Al netto infatti dei valori e dell’etica del dipendente che possono spingere a dare comunque il meglio, la certezza di non poter in alcun modo migliorare o veder peggiorare il proprio stato non induce certo a sforzi straordinari in termini di impegno e risultato.
Di contro si potrebbe ragionare sulla valenza positiva o negativa dell’introduzione simmetrica di meccanismi di deterrenza (malus, restituzione del bonus, penalità) da atteggiamenti che presuppongano scarso impegno e scarso attaccamento al lavoro. In fin dei conti tali meccanismi sono già oggi parte dei criteri di avanzamento e selezione del personale di alcuni settori professionali quali le società di consulenza strategica (“up or out”), che non a caso attraggono i profili più ambiziosi e più motivati tra i giovani lavoratori.
La riflessione sui dipendenti della Pubblica Amministrazione ci conduce quindi al terzo tema, reso drammaticamente evidente dalla pandemia Covid-19, che è legato da un filo rosso ai concetti di merito e garanzie. Sin da subito, infatti, i lavoratori del settore privato hanno lamentato una disparità nell’esito delle chiusure e delle limitazioni rispetto ai lavoratori del settore pubblico, che hanno potuto contare invece su diritti acquisiti e condizioni garantite. Invero nel prossimo futuro la questione si farà più sottile, quando le banche dovranno operare una distinzione tra le aziende “da aiutare” attraverso moratorie o linee creditizie aggiuntive e quelle da lasciare al proprio destino.
E’ infatti chiaro che in condizioni eccezionali come quelle scaturite dalla pandemia non si possa applicare semplicemente “la legge della giungla”, lasciando morire chi ne ha subito gli impatti maggiori, ma è altresì palese che i sussidi “a pioggia” protratti nel tempo sine die o gli aiuti indiscriminati non farebbero il bene della società nel lungo termine.

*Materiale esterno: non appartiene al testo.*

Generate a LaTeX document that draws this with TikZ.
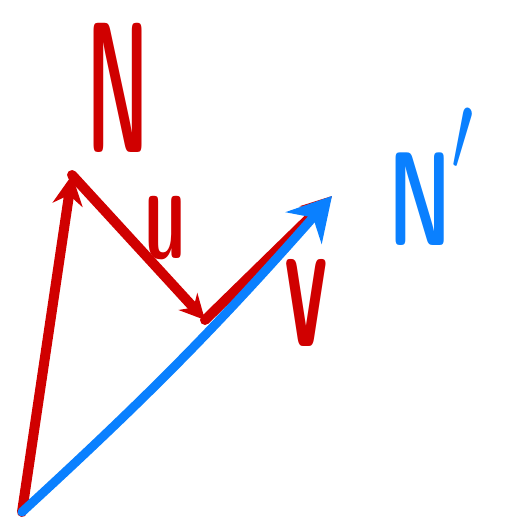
\documentclass[tikz,border=0pt]{standalone}
\usetikzlibrary{arrows.meta}
\definecolor{inkred}{RGB}{208,0,0}
\definecolor{inkblue}{RGB}{10,128,255}
\tikzset{
  vecred/.style={draw=inkred,line width=0.2cm,line cap=round,line join=round},
  vecblue/.style={draw=inkblue,line width=0.18cm,line cap=round,line join=round},
  lbl/.style={inner sep=0pt,font=\sffamily\fontseries{sbc}\selectfont}
}
\begin{document}
\begin{tikzpicture}[x=0.02cm,y=-0.02cm]
    \useasboundingbox (0,0) rectangle (508,522);
    % points of the sketch
    \coordinate (O) at (22,512);
    \coordinate (Ntip) at (72,175);
    \coordinate (Ubot) at (205,320);
    \coordinate (Vtip) at (332,196);
    % red vectors
    \draw [vecred,-{Stealth[length=0.6cm,width=0.6cm]}] (O) -- (Ntip);
    \draw [vecred,-{Stealth[length=0.5cm,width=0.5cm]}] (Ntip) -- (Ubot);
    \draw [vecred,-{Stealth[length=0.6cm,width=0.6cm]}] (Ubot) -- (Vtip);
    % blue vector on top
    \draw [vecblue,-{Stealth[length=0.85cm,width=0.95cm]}] (O) to[bend right=3] (Vtip);
    % labels
    \node [lbl,text=inkred,xscale=0.5,anchor=base] (labN) at (118,152) {\fontsize{106}{106}\selectfont N};
    \node [lbl,text=inkred,xscale=0.65,anchor=base] (labU) at (165,258) {\fontsize{75}{75}\selectfont u};
    \node [lbl,text=inkred,xscale=0.55,anchor=base] (labV) at (306,346) {\fontsize{105}{105}\selectfont v};
    \node [lbl,text=inkblue,xscale=0.7,anchor=base west] (labNp) at (388,245) {\fontsize{76}{76}\selectfont N\raisebox{0.55em}{\scalebox{2.6}{$\prime$}}};
\end{tikzpicture}
\end{document}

Partendo dal tema dei sussidi, infatti, chi scrive ha già da tempo osservato come “l’helycopter money” uccida il merito. Prendiamo ad esempio il caso di chi in passato ha avuto visione e ha investito per rendere il proprio modello di business omnichannel (dalle aziende, ai negozi, ai ristoranti). Questi soggetti si sono resi più resilienti e probabilmente ai tempi della pandemia, grazie a processi interni, di smart working, e/o di vendita digitali, sono sopravvissuti meglio di quelli che, per miopia o pigrizia, non hanno voluto percorrere tale strada (fatta di sacrifici economici, di competenze e di gite fuori porta rispetto alla propria comfort zone). Ora però emerge che chi ha sofferto è stato aiutato dall’intervento pubblico a prescindere e tanto quanto chi si è messo nelle condizioni di sopravvivere da solo grazie alla propria lungimiranza e ai propri investimenti, a questo punto in qualche modo “sviliti” dagli aiuti a pioggia. Per questo è corretto che nel prossimo futuro le banche operino una discriminazione attenta tra chi, se aiutato, può sopravvivere magari tornando a prosperare e chi, a prescindere dalla pandemia, non presentasse condizioni minime di sopravvivenza nel lungo periodo, non tanto per un sadico esercizio di distruzione creatrice ma perché un tessuto economico popolato da zombie non può rappresentare un viatico per una ripresa sostenibile.
Merito e diritti acquisiti, premialità e deterrenza, resilienza e sussidio sono temi che stanno alla radice dell’economia comportamentale. Innescano attitudini virtuose, spingono l’innovazione e l’audacia, inibiscono comportamenti opportunistici e contribuiscono al miglioramento generale delle condizioni di vita della popolazione. Vanno maneggiati con cura ma non si può sottrarsi a profonde riflessioni in proposito quando si immagina la società del futuro, che si tratti di politiche del lavoro giovanile, di aziende private o di res publica.